INSTRUCTIONS FOR THE TASK —
Print nothing but the lines from the start of the listing below through the line that contains "const monthsInLastYear = 8;". Do not include the pictures.

INFORMATION SHOWN —

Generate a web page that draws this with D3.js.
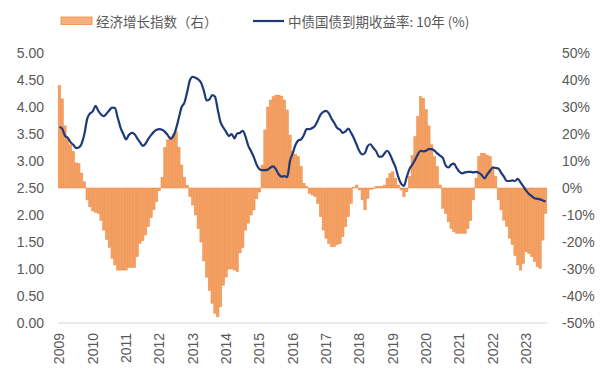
<!DOCTYPE html>
<html>
<head>
<meta charset="utf-8">
<script src="https://cdn.jsdelivr.net/npm/d3@7"></script>
<style>
  html, body { margin: 0; padding: 0; background: #fff; }
  svg { display: block; }
</style>
</head>
<body>
<svg id="chart" width="603" height="375"></svg>
<script>
// ---------------- data ----------------
const years = ["2009","2010","2011","2012","2013","2014","2015","2016","2017","2018","2019","2020","2021","2022","2023"];
const monthsInLastYear = 8;

// 经济增长指数（右）, % (monthly)
const growthIndex = [
  38, 33, 23, 18, 16, 13.5, 9.3, 9, 5.5, 2.3, -4.4, -7,
  -8.5, -9, -9.4, -12, -15.6, -19, -22, -26, -28.5, -30.4, -30.4, -30.4,
  -30.4, -29.4, -29.4, -29.4, -25.4, -20.5, -19.5, -17.4, -14.3, -11, -8, -5,
  -1, 4, 15, 17.8, 19, 20, 20.9, 15, 8.5, 4, 1, -3.2,
  -6.3, -10, -15, -20, -27, -33, -38, -42.7, -46.4, -47.7, -44, -36,
  -33, -30, -30, -30.4, -31, -24, -22, -15.6, -13, -10, -8.1, -4,
  -1.5, 8.5, 21.5, 30, 32.6, 33.8, 34.4, 34.4, 34, 32.6, 28.9, 19.6,
  13.5, 12.5, 11.6, 7.9, 1.7, 0.5, -2, -2.6, -3.2, -5.7, -10.6, -15.6,
  -18.6, -20.5, -21.7, -21.7, -21, -20.5, -18, -14.3, -10.6, -5.7, 0.3, 1.1,
  -0.7, -4.4, -8.1, -3.8, -0.5, -0.3, 0.5, 0.5, 0.5, 1.1, 3.6, 5.4,
  6, 3.6, 1.1, -0.7, -3.2, -1.4, 4.2, 12, 19, 26.4, 33.8, 33.2,
  29, 23, 16, 11.6, 7.9, 1.1, -7.5, -9.4, -12.5, -15, -16.2, -16.8,
  -16.8, -16.8, -16.8, -15, -12, -4.4, 3.6, 11.6, 12.8, 12.8, 12.2, 11.6,
  7.9, 4.2, -4.4, -8.1, -11.9, -14.3, -18.6, -21, -25, -28.5, -30.4, -27.9,
  -23.6, -24.2, -25.4, -27.3, -29.1, -29.8, -19.3, -9.4
];

// 中债国债到期收益率:10年 (%) (monthly)
const bondYield = [
  3.63, 3.60, 3.47, 3.43, 3.35, 3.30, 3.24, 3.25, 3.32, 3.50, 3.78, 3.88,
  3.92, 4.02, 3.93, 3.86, 3.83, 3.88, 3.94, 3.99, 3.98, 3.80, 3.62, 3.50,
  3.40, 3.48, 3.52, 3.50, 3.42, 3.35, 3.28, 3.32, 3.41, 3.48, 3.54, 3.58,
  3.59, 3.58, 3.54, 3.48, 3.41, 3.46, 3.60, 3.80, 4.00, 4.08, 4.28, 4.50,
  4.56, 4.54, 4.51, 4.45, 4.30, 4.12, 4.14, 4.22, 4.19, 3.95, 3.72, 3.62,
  3.54, 3.46, 3.50, 3.42, 3.51, 3.52, 3.56, 3.45, 3.28, 3.18, 3.07, 2.93,
  2.85, 2.83, 2.83, 2.84, 2.88, 2.90, 2.84, 2.75, 2.71, 2.72, 2.70, 3.00,
  3.15, 3.30, 3.38, 3.40, 3.48, 3.59, 3.59, 3.61, 3.65, 3.75, 3.86, 3.91,
  3.93, 3.88, 3.78, 3.70, 3.61, 3.58, 3.52, 3.55, 3.60, 3.52, 3.42, 3.30,
  3.18, 3.12, 3.15, 3.28, 3.31, 3.24, 3.18, 3.08, 3.08, 3.14, 3.19, 3.12,
  3.00, 2.88, 2.70, 2.58, 2.54, 2.70, 2.85, 2.93, 3.02, 3.12, 3.19, 3.18,
  3.19, 3.22, 3.22, 3.19, 3.14, 3.10, 3.06, 2.92, 2.88, 2.93, 2.95, 2.87,
  2.80, 2.77, 2.79, 2.80, 2.80, 2.79, 2.80, 2.78, 2.74, 2.68, 2.75, 2.82,
  2.88, 2.87, 2.86, 2.78, 2.71, 2.63, 2.63, 2.64, 2.63, 2.67, 2.60, 2.53,
  2.45, 2.39, 2.35, 2.31, 2.30, 2.29, 2.27, 2.25
];

const leftTicks = [0, 0.5, 1, 1.5, 2, 2.5, 3, 3.5, 4, 4.5, 5];
const rightTicks = [-50, -40, -30, -20, -10, 0, 10, 20, 30, 40, 50];
const legendLabels = ["经济增长指数（右）", "中债国债到期收益率: 10年 (%)"];

// categories: one per month
const categories = [];
years.forEach((y, i) => {
  const n = i === years.length - 1 ? monthsInLastYear : 12;
  for (let k = 1; k <= n; k++) categories.push(y + "-" + String(k).padStart(2, "0"));
});

// ---------------- chart ----------------
const svg = d3.select("#chart");
const plot = { left: 58, right: 547, top: 53, bottom: 323 };
const textColor = "#595959";
const font = "'Liberation Sans', Arial, sans-serif";
const fs = "14px";

const x = d3.scaleBand().domain(categories).range([plot.left, plot.right]).paddingInner(0.14).paddingOuter(0.07);
const yL = d3.scaleLinear().domain([0, 5]).range([plot.bottom, plot.top]);
const yR = d3.scaleLinear().domain([-50, 50]).range([plot.bottom, plot.top]);

// bars
svg.append("g").selectAll("rect").data(categories).join("rect")
  .attr("x", d => x(d))
  .attr("width", x.bandwidth())
  .attr("y", (d, i) => yR(Math.max(0, growthIndex[i])))
  .attr("height", (d, i) => Math.abs(yR(growthIndex[i]) - yR(0)))
  .attr("fill", "#F4A165")
  .attr("stroke", "#EE853C")
  .attr("stroke-width", 0.5);

// x axis line
svg.append("line")
  .attr("x1", plot.left).attr("x2", plot.right)
  .attr("y1", plot.bottom).attr("y2", plot.bottom)
  .attr("stroke", "#D9D9D9").attr("stroke-width", 1);

// line
const line = d3.line()
  .x((d, i) => x(categories[i]) + x.bandwidth() / 2)
  .y(d => yL(d))
  .curve(d3.curveMonotoneX);
svg.append("path").datum(bondYield)
  .attr("d", line)
  .attr("fill", "none")
  .attr("stroke", "#1F3A78")
  .attr("stroke-width", 2.2)
  .attr("stroke-linejoin", "round");

// left axis
const leftAxis = d3.axisLeft(yL).tickValues(leftTicks).tickFormat(d3.format(".2f")).tickSize(0).tickPadding(14);
const gL = svg.append("g").attr("transform", `translate(${plot.left},0)`).call(leftAxis);
gL.select(".domain").remove();
gL.selectAll("text").attr("fill", textColor).style("font-family", font).style("font-size", fs);

// right axis
const rightAxis = d3.axisRight(yR).tickValues(rightTicks).tickFormat(d => d + "%").tickSize(0).tickPadding(15);
const gR = svg.append("g").attr("transform", `translate(${plot.right},0)`).call(rightAxis);
gR.select(".domain").remove();
gR.selectAll("text").attr("fill", textColor).style("font-family", font).style("font-size", fs);

// x labels (years) rotated
const yearTicks = years.map((y, i) => categories[i * 12]);
svg.append("g").selectAll("text").data(yearTicks).join("text")
  .attr("transform", d => `translate(${x(d) + x.bandwidth() / 2},333) rotate(-90)`)
  .attr("text-anchor", "end")
  .attr("dy", "0.35em")
  .attr("fill", textColor)
  .style("font-family", font)
  .style("font-size", fs)
  .text(d => d.slice(0, 4));

// legend
const lg = svg.append("g");
lg.append("rect").attr("x", 61).attr("y", 17).attr("width", 31).attr("height", 7.5)
  .attr("fill", "#F6B07E").attr("stroke", "#EE8A45").attr("stroke-width", 0.8);
lg.append("text").attr("x", 96).attr("y", 26.5).attr("fill", textColor)
  .style("font-family", "'Noto Sans CJK SC', sans-serif").style("font-size", "13.5px")
  .text(legendLabels[0]);
lg.append("line").attr("x1", 253).attr("x2", 284).attr("y1", 21).attr("y2", 21)
  .attr("stroke", "#1F3A78").attr("stroke-width", 2.2);
lg.append("text").attr("x", 288).attr("y", 26.5).attr("fill", textColor)
  .style("font-family", "'Noto Sans CJK SC', sans-serif").style("font-size", "13.5px")
  .text(legendLabels[1]);
</script>
</body>
</html>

SOLUTION FOR THIS PROBLEM —
Generate a web page that draws this with D3.js.
<!DOCTYPE html>
<html>
<head>
<meta charset="utf-8">
<script src="https://cdn.jsdelivr.net/npm/d3@7"></script>
<style>
  html, body { margin: 0; padding: 0; background: #fff; }
  svg { display: block; }
</style>
</head>
<body>
<svg id="chart" width="603" height="375"></svg>
<script>
// ---------------- data ----------------
const years = ["2009","2010","2011","2012","2013","2014","2015","2016","2017","2018","2019","2020","2021","2022","2023"];
const monthsInLastYear = 8;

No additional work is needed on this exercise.